(Records with drawing code)
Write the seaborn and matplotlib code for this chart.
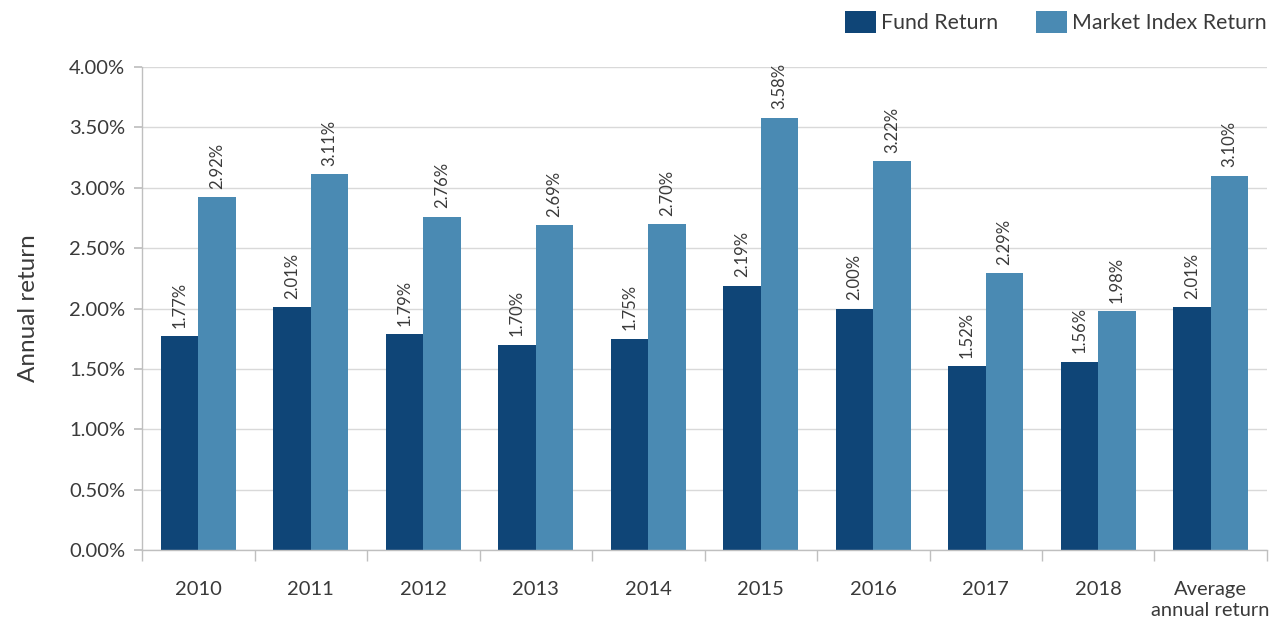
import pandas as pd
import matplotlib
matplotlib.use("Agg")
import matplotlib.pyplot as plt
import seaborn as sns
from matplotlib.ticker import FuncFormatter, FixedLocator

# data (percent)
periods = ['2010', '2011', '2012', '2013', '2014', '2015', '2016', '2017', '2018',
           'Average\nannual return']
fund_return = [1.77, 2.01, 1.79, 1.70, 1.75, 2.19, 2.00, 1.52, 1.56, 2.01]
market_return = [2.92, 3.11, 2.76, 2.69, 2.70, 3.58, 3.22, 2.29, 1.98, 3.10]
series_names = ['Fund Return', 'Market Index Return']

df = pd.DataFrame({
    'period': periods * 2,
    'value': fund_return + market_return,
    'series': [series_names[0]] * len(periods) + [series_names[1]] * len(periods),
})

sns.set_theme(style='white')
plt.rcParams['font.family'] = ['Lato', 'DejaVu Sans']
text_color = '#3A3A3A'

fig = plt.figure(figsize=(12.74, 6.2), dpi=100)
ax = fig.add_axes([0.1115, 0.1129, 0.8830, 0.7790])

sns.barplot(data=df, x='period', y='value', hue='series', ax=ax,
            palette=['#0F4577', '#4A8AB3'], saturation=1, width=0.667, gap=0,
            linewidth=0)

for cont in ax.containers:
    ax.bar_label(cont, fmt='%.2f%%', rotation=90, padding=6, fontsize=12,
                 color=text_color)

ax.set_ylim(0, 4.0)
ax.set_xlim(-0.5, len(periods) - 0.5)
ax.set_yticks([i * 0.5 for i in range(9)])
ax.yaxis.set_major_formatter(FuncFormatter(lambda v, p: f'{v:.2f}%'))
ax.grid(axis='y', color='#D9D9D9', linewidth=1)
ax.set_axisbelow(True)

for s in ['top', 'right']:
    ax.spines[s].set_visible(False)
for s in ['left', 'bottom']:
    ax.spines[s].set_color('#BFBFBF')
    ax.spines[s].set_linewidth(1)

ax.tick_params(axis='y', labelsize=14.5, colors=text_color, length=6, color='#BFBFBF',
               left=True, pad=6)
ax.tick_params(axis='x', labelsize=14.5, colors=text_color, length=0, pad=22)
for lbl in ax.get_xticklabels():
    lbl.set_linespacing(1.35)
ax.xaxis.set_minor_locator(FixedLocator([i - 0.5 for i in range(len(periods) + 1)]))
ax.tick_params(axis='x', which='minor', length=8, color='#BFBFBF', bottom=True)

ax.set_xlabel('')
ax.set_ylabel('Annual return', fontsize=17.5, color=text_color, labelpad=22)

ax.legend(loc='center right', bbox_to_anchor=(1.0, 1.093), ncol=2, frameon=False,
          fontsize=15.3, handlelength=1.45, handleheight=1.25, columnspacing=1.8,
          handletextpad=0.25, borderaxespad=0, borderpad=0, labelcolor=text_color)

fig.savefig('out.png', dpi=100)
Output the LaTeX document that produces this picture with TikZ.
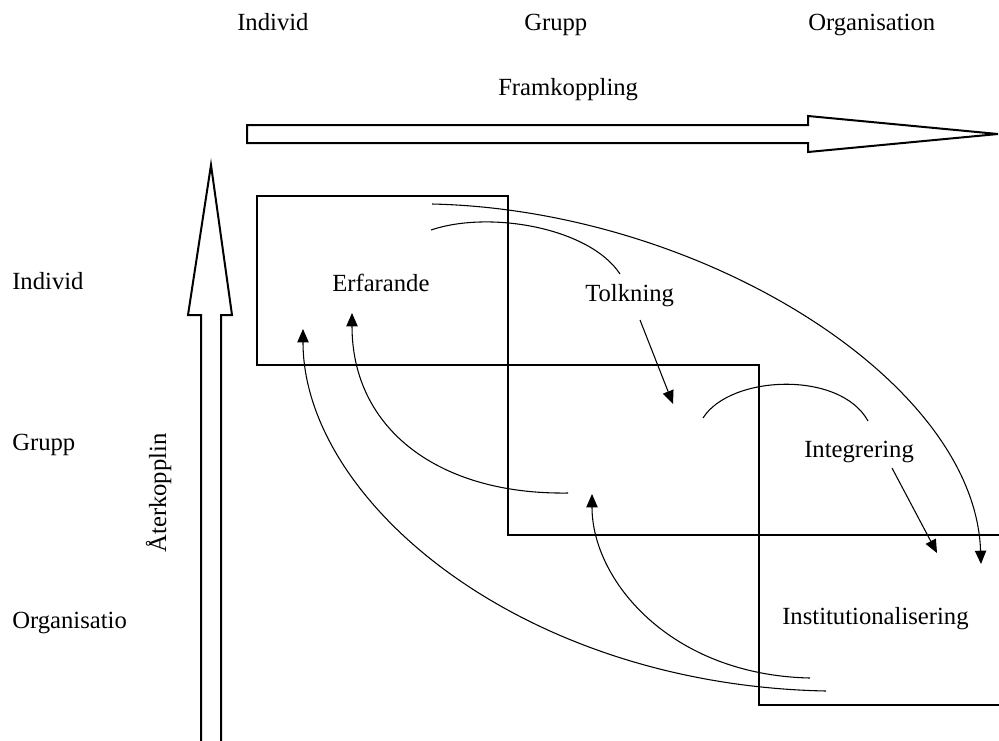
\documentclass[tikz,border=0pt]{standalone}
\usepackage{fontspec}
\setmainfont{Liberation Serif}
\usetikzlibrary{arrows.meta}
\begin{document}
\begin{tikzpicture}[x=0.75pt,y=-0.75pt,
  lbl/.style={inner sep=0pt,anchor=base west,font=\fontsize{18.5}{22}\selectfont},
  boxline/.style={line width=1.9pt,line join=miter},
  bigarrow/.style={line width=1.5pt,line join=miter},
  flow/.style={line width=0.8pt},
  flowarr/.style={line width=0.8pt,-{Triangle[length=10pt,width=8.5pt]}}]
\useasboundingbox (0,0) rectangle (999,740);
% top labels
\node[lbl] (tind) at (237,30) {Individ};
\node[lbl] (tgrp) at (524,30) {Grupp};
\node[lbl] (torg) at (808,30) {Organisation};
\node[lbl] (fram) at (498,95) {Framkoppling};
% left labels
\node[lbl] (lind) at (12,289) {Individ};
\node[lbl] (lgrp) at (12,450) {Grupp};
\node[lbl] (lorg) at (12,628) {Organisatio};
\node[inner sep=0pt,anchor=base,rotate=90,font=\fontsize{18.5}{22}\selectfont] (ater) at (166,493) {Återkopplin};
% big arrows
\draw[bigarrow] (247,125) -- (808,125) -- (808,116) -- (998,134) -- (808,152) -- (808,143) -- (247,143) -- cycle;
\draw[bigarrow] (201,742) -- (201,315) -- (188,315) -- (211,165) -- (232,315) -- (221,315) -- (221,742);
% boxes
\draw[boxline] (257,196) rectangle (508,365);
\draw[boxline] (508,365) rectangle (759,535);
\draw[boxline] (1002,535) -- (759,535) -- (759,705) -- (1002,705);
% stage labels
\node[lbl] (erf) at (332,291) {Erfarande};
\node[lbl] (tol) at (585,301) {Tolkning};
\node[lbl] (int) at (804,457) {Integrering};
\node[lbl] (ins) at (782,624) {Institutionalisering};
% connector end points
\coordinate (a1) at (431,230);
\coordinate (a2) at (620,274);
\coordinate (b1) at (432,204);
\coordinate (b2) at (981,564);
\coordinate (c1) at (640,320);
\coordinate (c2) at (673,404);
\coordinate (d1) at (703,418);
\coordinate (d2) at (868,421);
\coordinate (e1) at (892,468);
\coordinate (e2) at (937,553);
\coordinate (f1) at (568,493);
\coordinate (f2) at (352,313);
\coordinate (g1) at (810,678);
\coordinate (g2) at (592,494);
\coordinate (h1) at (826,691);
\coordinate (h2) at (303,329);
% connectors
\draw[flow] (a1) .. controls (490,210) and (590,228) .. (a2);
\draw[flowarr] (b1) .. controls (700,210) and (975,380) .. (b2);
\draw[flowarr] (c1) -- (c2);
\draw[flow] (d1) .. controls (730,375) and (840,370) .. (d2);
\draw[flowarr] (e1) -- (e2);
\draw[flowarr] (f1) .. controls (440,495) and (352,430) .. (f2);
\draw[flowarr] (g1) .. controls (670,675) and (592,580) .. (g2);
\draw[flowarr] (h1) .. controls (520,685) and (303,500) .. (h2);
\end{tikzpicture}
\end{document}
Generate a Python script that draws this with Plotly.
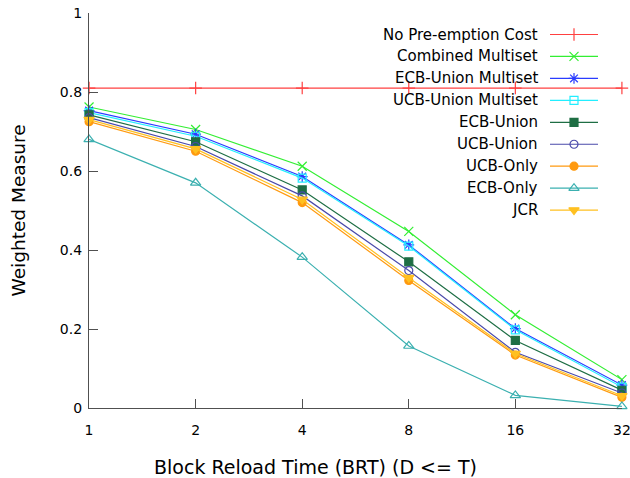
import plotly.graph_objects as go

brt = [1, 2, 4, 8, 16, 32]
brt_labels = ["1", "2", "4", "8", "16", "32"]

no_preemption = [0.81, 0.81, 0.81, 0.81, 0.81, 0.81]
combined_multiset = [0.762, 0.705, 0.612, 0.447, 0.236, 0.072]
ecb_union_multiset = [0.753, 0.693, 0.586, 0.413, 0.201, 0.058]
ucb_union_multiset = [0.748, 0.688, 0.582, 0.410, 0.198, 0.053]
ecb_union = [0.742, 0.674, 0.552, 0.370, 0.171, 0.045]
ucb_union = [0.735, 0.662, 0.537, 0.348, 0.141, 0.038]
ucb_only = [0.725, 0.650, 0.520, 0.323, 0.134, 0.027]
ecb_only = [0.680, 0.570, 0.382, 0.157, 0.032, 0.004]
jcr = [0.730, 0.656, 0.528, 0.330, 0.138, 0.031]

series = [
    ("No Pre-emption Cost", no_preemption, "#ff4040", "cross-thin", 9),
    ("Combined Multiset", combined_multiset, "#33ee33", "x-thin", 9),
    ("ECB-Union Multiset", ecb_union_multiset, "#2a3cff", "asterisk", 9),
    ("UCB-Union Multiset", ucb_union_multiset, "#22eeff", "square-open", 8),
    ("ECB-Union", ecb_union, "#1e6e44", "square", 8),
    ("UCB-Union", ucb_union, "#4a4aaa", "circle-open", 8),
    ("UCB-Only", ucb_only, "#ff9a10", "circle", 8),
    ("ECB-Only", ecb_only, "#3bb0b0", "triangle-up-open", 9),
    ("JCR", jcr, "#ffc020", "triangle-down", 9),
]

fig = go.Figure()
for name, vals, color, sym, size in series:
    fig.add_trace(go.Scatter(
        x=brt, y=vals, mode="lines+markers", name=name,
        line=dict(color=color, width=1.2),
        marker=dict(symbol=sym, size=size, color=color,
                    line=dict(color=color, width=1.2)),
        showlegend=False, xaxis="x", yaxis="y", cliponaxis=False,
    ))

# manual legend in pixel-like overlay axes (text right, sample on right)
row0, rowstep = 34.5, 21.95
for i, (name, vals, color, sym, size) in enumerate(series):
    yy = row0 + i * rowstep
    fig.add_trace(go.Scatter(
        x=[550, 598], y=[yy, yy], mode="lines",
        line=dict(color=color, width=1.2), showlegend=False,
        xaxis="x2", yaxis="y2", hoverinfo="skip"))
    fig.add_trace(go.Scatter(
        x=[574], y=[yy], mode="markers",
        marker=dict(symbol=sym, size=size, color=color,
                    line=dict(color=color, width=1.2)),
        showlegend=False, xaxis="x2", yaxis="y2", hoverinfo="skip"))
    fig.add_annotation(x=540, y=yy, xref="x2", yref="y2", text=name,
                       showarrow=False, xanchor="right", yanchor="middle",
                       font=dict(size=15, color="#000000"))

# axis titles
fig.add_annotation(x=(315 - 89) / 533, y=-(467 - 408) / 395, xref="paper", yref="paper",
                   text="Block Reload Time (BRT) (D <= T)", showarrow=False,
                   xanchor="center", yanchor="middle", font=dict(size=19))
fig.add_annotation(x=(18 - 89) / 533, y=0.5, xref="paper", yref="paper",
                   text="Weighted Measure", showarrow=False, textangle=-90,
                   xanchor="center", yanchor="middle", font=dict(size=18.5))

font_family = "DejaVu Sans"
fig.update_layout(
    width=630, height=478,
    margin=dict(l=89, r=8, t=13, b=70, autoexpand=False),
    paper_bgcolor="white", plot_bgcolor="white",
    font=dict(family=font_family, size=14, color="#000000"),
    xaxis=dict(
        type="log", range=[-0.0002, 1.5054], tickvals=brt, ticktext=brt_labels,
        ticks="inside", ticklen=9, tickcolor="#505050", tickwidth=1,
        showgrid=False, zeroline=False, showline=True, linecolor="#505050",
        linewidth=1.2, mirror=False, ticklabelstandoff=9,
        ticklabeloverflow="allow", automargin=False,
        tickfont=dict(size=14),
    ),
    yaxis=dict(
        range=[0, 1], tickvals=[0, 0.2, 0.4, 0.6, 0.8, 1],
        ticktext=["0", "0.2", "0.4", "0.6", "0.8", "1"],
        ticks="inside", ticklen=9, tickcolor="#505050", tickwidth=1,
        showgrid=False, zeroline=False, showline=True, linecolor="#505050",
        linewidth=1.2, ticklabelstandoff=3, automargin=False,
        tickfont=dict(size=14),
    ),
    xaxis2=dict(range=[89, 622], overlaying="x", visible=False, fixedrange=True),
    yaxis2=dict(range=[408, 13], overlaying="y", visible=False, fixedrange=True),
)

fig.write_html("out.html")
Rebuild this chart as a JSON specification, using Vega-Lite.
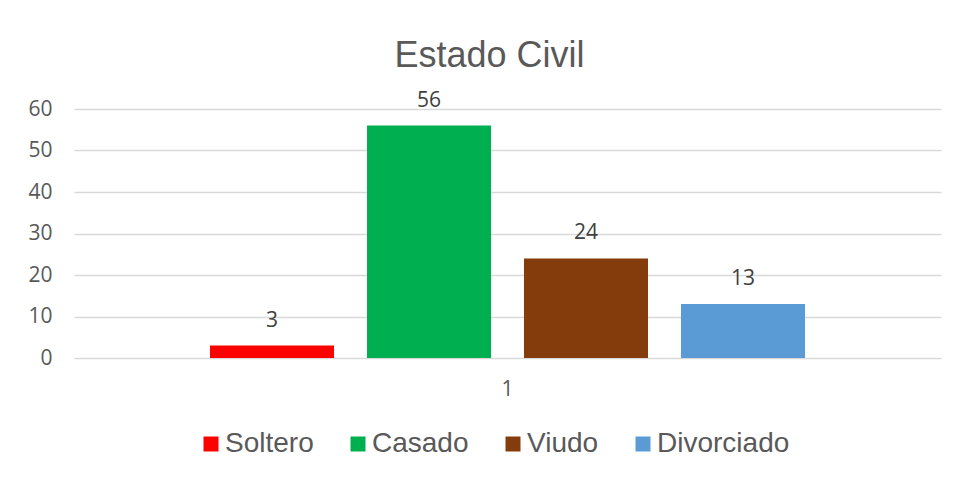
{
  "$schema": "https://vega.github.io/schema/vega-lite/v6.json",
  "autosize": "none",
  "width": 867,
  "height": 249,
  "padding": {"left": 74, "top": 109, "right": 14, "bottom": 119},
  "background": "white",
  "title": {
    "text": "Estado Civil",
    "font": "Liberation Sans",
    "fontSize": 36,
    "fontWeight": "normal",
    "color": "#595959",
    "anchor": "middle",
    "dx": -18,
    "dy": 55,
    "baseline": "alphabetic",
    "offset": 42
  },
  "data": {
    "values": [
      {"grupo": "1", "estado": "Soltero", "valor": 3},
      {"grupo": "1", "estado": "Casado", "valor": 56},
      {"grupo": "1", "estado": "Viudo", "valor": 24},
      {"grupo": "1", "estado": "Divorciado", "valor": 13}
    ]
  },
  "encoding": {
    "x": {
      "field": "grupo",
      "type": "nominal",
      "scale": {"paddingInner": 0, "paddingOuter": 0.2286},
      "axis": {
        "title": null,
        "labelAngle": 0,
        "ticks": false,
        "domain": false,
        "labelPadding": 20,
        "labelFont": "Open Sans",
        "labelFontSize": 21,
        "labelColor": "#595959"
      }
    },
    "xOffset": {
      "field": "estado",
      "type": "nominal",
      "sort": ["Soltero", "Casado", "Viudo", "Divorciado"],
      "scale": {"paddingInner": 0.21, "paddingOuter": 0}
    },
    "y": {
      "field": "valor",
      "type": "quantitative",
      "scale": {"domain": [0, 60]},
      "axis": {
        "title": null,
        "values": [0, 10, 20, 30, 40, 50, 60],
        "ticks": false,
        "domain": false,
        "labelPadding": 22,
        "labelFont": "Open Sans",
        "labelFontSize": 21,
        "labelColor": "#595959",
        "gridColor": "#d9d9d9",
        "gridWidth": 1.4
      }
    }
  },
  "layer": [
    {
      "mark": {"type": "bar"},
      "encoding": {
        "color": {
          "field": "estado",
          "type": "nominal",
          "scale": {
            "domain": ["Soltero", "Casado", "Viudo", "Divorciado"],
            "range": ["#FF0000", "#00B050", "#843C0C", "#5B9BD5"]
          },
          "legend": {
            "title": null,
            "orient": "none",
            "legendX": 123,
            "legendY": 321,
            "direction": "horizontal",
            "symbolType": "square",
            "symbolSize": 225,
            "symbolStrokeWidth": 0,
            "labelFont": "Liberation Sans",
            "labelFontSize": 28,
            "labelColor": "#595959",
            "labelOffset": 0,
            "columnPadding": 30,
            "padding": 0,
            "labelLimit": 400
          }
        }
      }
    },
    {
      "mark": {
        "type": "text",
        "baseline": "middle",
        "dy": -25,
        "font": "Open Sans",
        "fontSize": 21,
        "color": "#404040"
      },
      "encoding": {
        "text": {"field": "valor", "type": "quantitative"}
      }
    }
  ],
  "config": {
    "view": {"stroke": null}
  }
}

**THE PROBLEM**
Output the records above as they stand, from the first line to the line with "series_names = ['Fund", inclusive, and exclude the pictures.

**FINAL ANSWER**
Write the seaborn and matplotlib code for this chart.
import pandas as pd
import matplotlib
matplotlib.use("Agg")
import matplotlib.pyplot as plt
import seaborn as sns
from matplotlib.ticker import FuncFormatter, FixedLocator

# data (percent)
periods = ['2010', '2011', '2012', '2013', '2014', '2015', '2016', '2017', '2018',
           'Average\nannual return']
fund_return = [1.77, 2.01, 1.79, 1.70, 1.75, 2.19, 2.00, 1.52, 1.56, 2.01]
market_return = [2.92, 3.11, 2.76, 2.69, 2.70, 3.58, 3.22, 2.29, 1.98, 3.10]
series_names = ['Fund Return', 'Market Index Return']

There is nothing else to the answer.